REQUIREMENT: Retype, exactly as they stand, the lines from the start of the data to the line that contains "ol_x, ol_y = fit_line(old_x, old_y, old_xrange)", both ends included. Leave the pictures out.

SUPPLIED DATA:
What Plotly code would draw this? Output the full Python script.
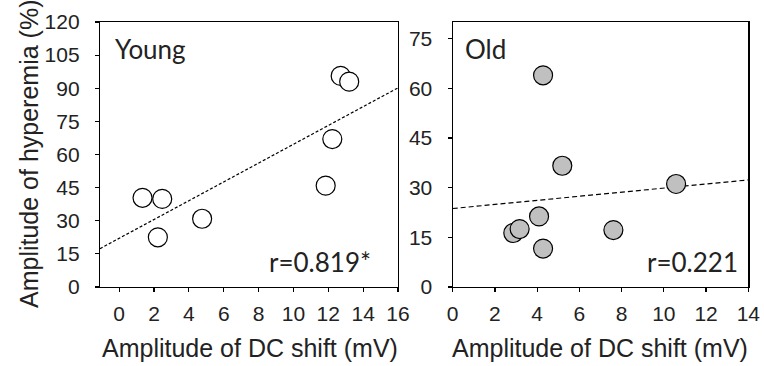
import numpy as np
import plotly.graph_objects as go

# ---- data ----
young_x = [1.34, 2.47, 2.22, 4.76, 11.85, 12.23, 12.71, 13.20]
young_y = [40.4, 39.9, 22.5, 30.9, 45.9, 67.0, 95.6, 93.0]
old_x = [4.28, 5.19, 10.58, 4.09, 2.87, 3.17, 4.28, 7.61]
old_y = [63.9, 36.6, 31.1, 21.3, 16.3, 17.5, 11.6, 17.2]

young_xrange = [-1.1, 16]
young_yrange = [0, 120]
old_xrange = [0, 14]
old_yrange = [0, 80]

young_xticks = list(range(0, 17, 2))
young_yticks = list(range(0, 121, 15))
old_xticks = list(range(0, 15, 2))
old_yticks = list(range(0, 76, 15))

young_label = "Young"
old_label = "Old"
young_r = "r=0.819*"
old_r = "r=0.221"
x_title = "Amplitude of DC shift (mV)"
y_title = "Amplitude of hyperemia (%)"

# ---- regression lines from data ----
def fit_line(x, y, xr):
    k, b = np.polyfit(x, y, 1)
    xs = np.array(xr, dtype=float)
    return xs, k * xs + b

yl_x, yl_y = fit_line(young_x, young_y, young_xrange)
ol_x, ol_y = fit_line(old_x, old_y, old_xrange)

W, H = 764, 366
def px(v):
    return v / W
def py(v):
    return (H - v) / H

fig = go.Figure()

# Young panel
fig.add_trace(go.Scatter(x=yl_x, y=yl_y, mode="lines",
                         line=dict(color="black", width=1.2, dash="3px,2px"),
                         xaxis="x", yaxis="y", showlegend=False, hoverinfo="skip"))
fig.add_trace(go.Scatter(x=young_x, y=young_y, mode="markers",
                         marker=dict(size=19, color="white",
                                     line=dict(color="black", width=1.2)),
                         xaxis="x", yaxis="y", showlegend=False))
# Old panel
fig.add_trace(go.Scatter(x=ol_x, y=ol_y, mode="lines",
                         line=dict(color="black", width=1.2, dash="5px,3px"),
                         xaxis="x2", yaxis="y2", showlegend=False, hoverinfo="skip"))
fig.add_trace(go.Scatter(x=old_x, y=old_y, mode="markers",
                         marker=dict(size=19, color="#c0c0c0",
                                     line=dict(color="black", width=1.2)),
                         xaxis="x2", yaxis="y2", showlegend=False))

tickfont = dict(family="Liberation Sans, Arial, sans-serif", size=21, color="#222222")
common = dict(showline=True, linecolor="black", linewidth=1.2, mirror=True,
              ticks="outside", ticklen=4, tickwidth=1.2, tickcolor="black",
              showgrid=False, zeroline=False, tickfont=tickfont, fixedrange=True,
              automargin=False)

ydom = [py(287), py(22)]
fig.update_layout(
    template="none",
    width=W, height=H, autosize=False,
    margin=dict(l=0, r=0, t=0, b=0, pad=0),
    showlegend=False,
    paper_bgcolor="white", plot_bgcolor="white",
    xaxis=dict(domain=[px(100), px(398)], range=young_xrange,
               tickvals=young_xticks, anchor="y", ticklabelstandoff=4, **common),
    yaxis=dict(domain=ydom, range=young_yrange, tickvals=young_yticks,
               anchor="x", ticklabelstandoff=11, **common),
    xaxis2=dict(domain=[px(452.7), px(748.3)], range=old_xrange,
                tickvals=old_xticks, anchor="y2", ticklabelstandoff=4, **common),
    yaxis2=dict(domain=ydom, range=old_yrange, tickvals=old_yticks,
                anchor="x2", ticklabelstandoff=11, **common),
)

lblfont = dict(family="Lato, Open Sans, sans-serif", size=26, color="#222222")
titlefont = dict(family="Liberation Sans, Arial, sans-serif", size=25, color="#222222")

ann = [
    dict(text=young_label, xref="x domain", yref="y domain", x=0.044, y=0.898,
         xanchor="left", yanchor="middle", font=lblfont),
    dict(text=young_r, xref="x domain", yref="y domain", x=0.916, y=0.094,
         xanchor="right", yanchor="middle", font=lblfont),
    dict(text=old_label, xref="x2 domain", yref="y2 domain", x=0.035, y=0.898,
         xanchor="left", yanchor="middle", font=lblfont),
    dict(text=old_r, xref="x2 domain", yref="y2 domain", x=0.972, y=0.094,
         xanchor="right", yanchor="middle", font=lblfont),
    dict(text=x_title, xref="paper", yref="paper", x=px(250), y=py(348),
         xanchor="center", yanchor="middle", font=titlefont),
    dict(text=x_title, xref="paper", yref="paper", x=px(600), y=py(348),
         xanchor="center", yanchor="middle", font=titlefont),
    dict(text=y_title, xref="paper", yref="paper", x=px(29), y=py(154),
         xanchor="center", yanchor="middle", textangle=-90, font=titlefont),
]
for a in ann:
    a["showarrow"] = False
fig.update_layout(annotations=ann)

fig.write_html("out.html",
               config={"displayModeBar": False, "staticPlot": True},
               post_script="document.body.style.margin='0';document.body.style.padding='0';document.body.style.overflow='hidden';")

RESPONSE TO THIS EXERCISE:
What Plotly code would draw this? Output the full Python script.
import numpy as np
import plotly.graph_objects as go

# ---- data ----
young_x = [1.34, 2.47, 2.22, 4.76, 11.85, 12.23, 12.71, 13.20]
young_y = [40.4, 39.9, 22.5, 30.9, 45.9, 67.0, 95.6, 93.0]
old_x = [4.28, 5.19, 10.58, 4.09, 2.87, 3.17, 4.28, 7.61]
old_y = [63.9, 36.6, 31.1, 21.3, 16.3, 17.5, 11.6, 17.2]

young_xrange = [-1.1, 16]
young_yrange = [0, 120]
old_xrange = [0, 14]
old_yrange = [0, 80]

young_xticks = list(range(0, 17, 2))
young_yticks = list(range(0, 121, 15))
old_xticks = list(range(0, 15, 2))
old_yticks = list(range(0, 76, 15))

young_label = "Young"
old_label = "Old"
young_r = "r=0.819*"
old_r = "r=0.221"
x_title = "Amplitude of DC shift (mV)"
y_title = "Amplitude of hyperemia (%)"

# ---- regression lines from data ----
def fit_line(x, y, xr):
    k, b = np.polyfit(x, y, 1)
    xs = np.array(xr, dtype=float)
    return xs, k * xs + b

yl_x, yl_y = fit_line(young_x, young_y, young_xrange)
ol_x, ol_y = fit_line(old_x, old_y, old_xrange)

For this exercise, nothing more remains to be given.